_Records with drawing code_
● ● ● ● ●

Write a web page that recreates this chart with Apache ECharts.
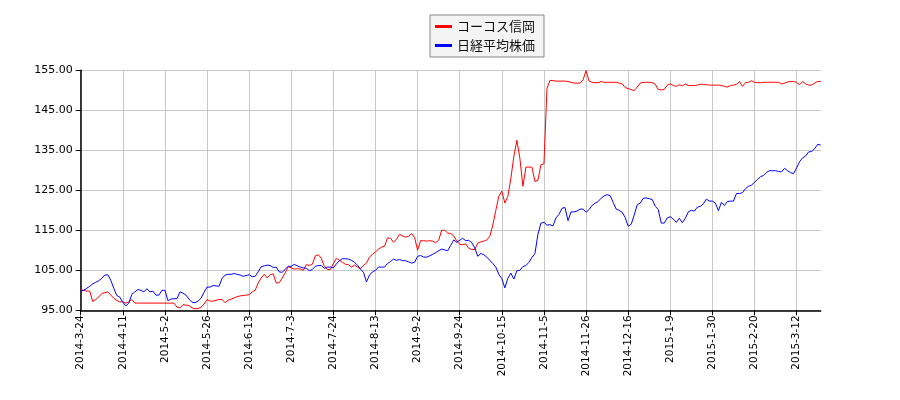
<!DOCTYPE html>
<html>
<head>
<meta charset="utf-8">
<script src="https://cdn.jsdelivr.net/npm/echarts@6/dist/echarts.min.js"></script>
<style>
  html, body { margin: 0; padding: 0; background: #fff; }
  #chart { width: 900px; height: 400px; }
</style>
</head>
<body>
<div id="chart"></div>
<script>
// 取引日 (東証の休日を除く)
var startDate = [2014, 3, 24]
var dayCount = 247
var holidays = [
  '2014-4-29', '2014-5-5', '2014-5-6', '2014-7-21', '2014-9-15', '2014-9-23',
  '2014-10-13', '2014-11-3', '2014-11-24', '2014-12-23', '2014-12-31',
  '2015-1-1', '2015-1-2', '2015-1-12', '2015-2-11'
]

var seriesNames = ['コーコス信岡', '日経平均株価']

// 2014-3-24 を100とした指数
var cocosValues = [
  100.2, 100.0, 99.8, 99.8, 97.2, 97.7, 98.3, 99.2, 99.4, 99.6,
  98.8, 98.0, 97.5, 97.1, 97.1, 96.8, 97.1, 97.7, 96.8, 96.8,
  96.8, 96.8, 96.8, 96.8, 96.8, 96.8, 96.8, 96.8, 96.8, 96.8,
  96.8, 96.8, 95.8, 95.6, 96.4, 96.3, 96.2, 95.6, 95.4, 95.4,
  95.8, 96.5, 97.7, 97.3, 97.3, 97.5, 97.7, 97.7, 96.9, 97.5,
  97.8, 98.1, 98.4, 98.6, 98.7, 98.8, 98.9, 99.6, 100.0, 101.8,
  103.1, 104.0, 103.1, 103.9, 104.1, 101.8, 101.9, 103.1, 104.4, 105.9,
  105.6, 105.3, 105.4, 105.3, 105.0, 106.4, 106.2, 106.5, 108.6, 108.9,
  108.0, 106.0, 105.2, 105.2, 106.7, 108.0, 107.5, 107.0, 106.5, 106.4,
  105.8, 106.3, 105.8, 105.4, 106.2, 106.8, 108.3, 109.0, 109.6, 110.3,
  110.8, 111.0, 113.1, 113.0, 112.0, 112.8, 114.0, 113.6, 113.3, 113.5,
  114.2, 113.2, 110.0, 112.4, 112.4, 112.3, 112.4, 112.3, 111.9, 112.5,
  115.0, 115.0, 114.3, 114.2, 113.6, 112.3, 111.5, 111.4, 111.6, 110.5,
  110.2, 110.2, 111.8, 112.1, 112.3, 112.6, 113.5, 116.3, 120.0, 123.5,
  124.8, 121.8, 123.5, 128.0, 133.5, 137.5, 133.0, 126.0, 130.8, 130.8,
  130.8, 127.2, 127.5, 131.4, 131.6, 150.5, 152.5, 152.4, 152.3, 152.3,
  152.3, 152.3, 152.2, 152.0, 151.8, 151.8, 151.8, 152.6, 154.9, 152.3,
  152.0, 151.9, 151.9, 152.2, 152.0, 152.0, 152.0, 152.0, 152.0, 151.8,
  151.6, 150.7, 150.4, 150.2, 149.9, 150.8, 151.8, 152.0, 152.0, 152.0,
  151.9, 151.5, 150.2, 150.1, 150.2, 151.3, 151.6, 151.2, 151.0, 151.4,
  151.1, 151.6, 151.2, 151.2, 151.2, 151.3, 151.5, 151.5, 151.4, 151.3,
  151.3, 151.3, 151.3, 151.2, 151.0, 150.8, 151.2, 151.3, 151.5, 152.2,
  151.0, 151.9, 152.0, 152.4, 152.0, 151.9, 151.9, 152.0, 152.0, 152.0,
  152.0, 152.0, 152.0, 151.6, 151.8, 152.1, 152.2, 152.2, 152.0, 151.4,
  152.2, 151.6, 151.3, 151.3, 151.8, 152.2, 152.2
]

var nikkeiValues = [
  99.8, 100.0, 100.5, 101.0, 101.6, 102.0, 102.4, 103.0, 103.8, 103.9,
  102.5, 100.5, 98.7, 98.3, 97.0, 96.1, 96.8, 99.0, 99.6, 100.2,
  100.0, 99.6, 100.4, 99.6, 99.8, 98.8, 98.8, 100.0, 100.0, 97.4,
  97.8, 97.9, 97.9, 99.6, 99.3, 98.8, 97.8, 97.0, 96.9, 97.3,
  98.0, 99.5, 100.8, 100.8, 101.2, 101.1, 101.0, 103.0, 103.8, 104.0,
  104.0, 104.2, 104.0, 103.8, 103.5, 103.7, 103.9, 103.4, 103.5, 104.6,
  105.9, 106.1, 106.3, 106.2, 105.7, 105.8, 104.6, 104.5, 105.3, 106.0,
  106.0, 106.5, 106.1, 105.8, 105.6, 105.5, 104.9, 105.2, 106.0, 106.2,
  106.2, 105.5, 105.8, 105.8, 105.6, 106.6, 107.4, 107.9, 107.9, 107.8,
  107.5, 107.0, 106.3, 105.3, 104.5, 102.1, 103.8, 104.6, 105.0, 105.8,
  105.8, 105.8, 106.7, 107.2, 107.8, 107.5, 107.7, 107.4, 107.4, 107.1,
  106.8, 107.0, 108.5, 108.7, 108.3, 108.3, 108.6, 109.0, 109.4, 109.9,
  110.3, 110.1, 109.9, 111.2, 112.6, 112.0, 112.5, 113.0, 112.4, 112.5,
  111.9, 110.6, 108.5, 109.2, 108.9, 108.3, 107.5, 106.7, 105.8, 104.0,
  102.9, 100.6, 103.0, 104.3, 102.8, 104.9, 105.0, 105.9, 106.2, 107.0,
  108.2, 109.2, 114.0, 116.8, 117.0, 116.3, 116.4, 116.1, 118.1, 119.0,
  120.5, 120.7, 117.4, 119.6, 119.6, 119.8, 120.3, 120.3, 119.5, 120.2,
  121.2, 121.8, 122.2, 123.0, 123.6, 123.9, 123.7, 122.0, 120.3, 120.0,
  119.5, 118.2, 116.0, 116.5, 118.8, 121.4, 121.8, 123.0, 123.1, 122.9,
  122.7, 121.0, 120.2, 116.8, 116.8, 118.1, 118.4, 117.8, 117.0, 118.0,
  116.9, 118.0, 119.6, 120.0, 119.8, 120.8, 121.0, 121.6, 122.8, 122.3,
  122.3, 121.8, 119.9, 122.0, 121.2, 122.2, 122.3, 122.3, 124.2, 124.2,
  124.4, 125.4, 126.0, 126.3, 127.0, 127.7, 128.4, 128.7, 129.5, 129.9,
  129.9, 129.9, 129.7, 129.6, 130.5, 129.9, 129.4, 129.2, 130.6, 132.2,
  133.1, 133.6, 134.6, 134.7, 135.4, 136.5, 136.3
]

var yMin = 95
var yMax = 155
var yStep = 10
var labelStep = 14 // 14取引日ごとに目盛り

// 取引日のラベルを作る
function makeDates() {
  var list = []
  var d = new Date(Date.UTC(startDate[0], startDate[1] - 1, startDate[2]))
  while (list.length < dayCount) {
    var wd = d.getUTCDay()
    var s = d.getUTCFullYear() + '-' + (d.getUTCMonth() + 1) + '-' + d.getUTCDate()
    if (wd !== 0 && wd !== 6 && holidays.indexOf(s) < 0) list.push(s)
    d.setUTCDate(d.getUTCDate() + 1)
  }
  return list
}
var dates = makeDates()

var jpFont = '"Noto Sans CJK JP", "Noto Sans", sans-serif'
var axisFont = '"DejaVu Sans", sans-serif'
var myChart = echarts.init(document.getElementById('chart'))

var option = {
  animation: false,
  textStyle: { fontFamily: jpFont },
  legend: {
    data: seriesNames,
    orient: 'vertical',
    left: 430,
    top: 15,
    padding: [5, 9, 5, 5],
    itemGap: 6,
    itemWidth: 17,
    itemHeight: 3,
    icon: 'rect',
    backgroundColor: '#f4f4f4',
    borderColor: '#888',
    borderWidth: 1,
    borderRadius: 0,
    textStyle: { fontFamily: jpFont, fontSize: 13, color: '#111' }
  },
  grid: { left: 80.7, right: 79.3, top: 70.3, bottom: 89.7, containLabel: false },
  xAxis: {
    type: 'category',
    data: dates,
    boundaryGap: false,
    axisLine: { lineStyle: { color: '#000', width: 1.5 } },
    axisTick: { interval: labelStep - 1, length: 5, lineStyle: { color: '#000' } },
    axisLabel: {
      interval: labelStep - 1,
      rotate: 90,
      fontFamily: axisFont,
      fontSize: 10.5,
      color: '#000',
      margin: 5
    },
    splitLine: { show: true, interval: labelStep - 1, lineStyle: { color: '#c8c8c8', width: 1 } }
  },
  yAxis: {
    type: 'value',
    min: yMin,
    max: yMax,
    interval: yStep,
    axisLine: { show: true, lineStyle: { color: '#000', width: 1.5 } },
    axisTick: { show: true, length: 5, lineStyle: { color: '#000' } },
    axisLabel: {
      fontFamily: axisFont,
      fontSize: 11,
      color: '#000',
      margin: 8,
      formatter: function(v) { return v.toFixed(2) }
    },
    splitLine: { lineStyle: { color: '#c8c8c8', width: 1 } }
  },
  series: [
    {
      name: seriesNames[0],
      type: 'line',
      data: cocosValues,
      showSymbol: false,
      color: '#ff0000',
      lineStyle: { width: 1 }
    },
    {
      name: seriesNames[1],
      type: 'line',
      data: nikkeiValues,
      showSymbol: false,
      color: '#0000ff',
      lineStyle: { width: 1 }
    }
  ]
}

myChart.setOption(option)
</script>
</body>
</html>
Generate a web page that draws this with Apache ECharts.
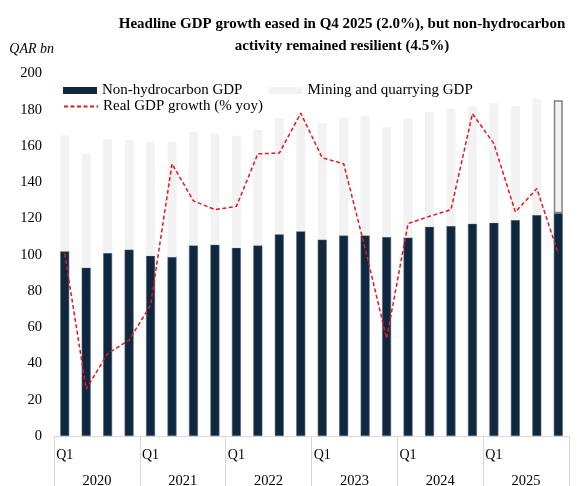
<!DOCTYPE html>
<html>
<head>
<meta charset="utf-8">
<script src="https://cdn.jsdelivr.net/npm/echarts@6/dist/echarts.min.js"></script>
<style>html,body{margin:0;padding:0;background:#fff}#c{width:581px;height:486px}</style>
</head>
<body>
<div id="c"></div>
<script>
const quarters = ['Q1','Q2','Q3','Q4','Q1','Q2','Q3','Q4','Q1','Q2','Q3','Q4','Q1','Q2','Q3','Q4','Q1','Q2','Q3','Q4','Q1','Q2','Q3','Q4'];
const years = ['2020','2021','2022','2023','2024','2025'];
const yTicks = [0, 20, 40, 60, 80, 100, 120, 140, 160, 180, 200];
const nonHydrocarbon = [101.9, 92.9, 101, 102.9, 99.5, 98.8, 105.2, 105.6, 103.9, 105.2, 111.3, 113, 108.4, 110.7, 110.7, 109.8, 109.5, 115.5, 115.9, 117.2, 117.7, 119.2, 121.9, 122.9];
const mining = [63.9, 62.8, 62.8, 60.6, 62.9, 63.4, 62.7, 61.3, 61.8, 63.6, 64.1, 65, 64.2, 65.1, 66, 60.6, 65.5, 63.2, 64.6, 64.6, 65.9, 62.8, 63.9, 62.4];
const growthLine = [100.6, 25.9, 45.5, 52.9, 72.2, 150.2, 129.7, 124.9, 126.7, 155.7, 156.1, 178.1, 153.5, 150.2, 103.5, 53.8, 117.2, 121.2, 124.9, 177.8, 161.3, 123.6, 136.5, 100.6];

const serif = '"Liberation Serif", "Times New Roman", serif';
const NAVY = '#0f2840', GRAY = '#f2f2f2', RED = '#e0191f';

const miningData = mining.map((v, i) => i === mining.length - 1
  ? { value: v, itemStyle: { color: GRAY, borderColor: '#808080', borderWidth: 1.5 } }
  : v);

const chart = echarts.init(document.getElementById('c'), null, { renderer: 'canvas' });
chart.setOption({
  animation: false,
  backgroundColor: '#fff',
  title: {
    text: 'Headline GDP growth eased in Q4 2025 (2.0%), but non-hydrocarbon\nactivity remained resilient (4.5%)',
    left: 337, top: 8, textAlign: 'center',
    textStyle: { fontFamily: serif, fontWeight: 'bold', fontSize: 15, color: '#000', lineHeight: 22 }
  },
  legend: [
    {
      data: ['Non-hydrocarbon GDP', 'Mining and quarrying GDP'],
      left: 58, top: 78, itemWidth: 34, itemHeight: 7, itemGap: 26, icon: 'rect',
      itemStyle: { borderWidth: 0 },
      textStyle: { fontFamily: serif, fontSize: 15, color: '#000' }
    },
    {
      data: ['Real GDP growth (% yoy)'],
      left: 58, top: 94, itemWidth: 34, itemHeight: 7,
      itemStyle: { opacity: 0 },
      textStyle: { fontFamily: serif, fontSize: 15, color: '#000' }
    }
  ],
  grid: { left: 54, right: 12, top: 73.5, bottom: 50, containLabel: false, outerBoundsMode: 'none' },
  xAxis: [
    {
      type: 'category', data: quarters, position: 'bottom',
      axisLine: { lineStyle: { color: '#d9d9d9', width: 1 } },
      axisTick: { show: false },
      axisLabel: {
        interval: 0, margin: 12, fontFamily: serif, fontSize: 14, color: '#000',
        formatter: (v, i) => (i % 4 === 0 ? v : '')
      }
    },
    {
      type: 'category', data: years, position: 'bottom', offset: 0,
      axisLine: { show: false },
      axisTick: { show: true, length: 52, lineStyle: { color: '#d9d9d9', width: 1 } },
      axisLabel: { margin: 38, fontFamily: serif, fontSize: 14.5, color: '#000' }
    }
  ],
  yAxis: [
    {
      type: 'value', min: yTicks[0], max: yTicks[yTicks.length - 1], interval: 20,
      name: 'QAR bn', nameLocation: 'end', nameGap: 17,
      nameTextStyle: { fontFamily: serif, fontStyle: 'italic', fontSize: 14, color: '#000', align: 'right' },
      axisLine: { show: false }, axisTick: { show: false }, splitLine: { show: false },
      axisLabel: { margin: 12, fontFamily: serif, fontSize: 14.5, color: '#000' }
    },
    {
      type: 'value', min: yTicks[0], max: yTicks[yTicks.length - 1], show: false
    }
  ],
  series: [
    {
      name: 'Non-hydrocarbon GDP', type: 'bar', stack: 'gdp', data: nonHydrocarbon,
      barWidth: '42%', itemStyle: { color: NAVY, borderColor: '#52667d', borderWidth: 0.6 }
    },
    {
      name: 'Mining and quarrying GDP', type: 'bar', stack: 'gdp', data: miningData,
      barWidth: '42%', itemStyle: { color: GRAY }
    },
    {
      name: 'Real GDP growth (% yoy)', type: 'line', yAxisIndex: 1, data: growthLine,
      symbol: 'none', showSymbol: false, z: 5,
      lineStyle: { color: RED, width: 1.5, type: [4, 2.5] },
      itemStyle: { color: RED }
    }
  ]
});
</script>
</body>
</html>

● ● ● ● ●

_Stated task_
Leave out every line without the string "page" and copy the rest.

_Exercise result_
Write a web page that recreates this chart with Apache ECharts.
Generate a web page that draws this with Apache ECharts.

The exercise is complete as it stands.